Megan Mulally has made fame and fortune galore as Karen on Will & Grace but I fear it’s at the expense of the fact she’s a great actress.
The fact that Harvey Feirstein has received great reviews as Tevye makes me wonder if he’s been underrated.
Alicia Witt. What is the problem, Hollywood? Is she not sleeping with the right people?
Charles Martin Smith, the likable nerd/scientist/guy-next-door/wry sidekick. Usually gets killed off in the second reel. Made it all the way to the end of American Graffiti, then got offed in the epilogue roll.
The writers and producers of “The Simpsons” (1989) have joked semi-seriously that if there was ever a live action version of the show, then he would be the perfect choice to play Ned Flanders.
in an interview a few years ago on fresh air, he told teri gross that he was in a series about murderes, rapists and drug dealers, and he played “the bad guy”
Cheech Marin is evidently a very knowledgeable art collector and all-around cool guy, I’ve heard.
But I’d like to stick up for Antonio Banderas. While he’s got awful taste in women and scripts, he’s always the best thing in his crappy movies. It must be very difficult to be a handsome man with a Spanish accent in Hollywood and want to get interesting roles, and he was amazing in Desperado. I’d love to see him in a complicated, interesting role.
I don’t think John Goodman is really underrated, but I do have a great deal of love for him. Also, he’s a wonderful singer, and I think his TV work is really excellent. Sometimes he still makes me cry on Roseanne (remember when Becky ran away and got married and he wouldn’t speak to her?) and he has the best time in the world with character actor parts, like in O Brother Where Art Thou?.
I don’t know if it’s available in America Caprese, but try to find ‘Turkish Delight’. Yes, it’s directed by Paul Verhoeven, but it’s a decent movie anyway.

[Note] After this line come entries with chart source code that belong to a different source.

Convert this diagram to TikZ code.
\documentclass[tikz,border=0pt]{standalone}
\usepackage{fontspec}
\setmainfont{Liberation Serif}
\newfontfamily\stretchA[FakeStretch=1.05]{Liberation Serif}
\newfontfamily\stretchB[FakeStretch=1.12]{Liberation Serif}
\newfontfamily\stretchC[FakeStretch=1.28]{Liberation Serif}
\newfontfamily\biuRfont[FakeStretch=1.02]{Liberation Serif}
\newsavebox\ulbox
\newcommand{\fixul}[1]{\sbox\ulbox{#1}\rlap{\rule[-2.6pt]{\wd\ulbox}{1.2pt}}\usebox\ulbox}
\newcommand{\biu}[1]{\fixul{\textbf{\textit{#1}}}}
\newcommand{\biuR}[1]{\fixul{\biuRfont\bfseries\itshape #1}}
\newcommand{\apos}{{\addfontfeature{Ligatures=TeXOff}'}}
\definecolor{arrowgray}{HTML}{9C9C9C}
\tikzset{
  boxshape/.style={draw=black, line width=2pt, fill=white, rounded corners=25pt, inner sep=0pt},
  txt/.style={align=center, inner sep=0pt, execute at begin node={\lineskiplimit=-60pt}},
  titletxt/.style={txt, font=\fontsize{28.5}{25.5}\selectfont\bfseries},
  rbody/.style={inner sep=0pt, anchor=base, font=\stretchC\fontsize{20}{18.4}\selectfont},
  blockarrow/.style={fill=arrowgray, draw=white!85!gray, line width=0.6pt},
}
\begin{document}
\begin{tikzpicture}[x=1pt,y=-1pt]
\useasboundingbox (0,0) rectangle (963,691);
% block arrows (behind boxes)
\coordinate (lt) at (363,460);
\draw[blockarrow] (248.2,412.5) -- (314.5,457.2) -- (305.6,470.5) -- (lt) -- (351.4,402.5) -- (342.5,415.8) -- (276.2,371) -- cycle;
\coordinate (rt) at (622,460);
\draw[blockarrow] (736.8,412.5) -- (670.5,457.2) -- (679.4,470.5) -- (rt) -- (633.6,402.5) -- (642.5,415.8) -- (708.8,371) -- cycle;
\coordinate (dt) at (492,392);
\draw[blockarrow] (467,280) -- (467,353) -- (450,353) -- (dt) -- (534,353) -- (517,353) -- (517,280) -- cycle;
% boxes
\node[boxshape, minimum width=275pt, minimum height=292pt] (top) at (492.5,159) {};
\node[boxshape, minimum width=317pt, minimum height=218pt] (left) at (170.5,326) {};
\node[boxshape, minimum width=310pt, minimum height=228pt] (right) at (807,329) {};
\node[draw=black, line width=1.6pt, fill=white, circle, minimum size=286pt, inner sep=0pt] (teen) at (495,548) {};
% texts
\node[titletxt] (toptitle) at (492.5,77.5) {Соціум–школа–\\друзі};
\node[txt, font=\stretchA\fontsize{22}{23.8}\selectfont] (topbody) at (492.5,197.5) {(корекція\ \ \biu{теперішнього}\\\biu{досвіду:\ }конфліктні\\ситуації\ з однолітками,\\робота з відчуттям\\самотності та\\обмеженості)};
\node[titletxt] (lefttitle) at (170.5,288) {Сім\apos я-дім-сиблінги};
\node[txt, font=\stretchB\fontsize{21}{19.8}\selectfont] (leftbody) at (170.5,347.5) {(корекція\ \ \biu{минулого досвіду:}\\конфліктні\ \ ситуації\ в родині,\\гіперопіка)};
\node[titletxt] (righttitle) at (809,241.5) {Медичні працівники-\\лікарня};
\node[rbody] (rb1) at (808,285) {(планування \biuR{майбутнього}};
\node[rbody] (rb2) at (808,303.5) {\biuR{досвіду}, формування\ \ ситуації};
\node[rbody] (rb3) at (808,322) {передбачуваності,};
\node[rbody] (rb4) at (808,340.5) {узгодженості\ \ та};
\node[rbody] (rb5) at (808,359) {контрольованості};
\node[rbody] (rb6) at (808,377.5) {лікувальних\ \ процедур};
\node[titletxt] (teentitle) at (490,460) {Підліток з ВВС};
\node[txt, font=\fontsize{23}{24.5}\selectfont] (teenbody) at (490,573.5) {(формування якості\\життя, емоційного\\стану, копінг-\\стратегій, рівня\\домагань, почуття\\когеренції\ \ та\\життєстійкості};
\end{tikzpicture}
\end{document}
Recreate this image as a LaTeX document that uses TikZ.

I’ll add Michael McKean. His obituary will probably lead with “Lenny of Lenny & Squiggy is dead”, but he has also created and been believable as a mini-talent British rocker, a gay dog groomer and a washed-up folksinger (and those just in Christopher Guest movies), as a morally bankrupt realtor in The Brady Bunch, an Australian media mogul and in dozens of sketches on Saturday Night Live (as their oldest cast member for trivia sake). He’s also been nominated for an Oscar as a songwriter and he’s still going strong, but he’s rarely mentioned on any list of accomplished actors.
Jason Alexander gets a fair amount of kudos, so I don’t know if I’d call him underrated. But due to his years on Seinfeld playing a duplicitous nebbish, I think people view him a bit more negatively than he deserves.
When I heard he was going to be in The Producers, I was struck by the notion that he could play either Byalistock or Bloom with equal effectiveness. That’s versatility, that is!